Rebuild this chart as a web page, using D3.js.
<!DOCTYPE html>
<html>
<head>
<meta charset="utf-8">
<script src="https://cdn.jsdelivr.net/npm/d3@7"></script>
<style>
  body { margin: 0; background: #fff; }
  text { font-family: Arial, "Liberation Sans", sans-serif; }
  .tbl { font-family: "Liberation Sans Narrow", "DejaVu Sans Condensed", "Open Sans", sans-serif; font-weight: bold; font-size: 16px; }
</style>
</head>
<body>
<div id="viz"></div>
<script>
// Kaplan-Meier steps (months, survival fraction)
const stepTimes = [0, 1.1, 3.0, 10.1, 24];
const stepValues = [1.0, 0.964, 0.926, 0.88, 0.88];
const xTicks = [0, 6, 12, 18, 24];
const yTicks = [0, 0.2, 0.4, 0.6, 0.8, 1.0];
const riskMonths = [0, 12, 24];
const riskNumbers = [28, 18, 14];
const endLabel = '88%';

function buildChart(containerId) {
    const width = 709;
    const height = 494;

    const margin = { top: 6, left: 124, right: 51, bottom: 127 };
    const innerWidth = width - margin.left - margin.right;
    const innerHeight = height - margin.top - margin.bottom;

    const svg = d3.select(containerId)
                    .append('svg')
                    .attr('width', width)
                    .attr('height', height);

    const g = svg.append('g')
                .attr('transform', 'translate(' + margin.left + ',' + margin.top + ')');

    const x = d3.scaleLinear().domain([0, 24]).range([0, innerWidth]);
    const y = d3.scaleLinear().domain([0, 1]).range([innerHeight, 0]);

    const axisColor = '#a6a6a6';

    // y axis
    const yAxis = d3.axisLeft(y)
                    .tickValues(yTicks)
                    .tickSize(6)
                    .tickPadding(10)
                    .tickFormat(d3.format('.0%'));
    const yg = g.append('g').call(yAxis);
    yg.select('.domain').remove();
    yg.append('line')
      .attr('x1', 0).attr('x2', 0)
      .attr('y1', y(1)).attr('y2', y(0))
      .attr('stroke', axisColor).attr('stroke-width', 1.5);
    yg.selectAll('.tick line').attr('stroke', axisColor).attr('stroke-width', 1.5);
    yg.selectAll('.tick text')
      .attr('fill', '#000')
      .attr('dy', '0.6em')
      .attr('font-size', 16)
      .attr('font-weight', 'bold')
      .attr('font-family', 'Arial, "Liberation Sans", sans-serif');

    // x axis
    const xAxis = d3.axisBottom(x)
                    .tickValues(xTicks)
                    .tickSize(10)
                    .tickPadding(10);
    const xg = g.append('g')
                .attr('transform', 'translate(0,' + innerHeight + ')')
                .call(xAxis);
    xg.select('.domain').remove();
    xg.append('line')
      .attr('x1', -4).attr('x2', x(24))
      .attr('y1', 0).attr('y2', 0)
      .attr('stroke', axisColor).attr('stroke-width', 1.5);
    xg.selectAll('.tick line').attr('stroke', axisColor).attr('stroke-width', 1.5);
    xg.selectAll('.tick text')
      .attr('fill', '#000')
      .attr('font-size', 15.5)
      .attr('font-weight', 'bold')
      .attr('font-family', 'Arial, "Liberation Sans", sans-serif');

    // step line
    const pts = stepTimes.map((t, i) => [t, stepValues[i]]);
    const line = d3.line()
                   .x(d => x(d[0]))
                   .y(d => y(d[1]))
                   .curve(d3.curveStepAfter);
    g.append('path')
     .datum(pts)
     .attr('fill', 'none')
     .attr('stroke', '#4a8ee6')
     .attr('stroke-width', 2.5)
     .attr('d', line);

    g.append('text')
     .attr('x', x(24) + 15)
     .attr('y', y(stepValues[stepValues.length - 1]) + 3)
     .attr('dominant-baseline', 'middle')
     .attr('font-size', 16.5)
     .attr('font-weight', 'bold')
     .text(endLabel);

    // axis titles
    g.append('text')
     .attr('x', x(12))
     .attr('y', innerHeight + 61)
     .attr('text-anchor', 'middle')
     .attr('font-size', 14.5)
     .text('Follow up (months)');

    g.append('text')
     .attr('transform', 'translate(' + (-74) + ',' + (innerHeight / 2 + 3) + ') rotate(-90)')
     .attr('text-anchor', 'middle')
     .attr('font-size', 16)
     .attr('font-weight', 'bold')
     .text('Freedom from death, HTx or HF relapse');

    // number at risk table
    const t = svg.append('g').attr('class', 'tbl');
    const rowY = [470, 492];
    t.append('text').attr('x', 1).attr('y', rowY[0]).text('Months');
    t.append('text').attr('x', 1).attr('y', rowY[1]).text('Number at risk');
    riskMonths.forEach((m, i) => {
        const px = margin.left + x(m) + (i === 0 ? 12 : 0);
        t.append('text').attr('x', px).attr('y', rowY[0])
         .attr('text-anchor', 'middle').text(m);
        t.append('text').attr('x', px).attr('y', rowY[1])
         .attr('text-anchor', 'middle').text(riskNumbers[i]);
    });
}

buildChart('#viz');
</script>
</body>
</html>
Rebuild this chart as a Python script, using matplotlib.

#### [WORK INSTRUCTIONS]
Among the lines of the material, find those that hold the word "using" and copy them.

#### [EXERCISE SOLUTION]
Rebuild this chart as a web page, using D3.js.
Rebuild this chart as a Python script, using matplotlib.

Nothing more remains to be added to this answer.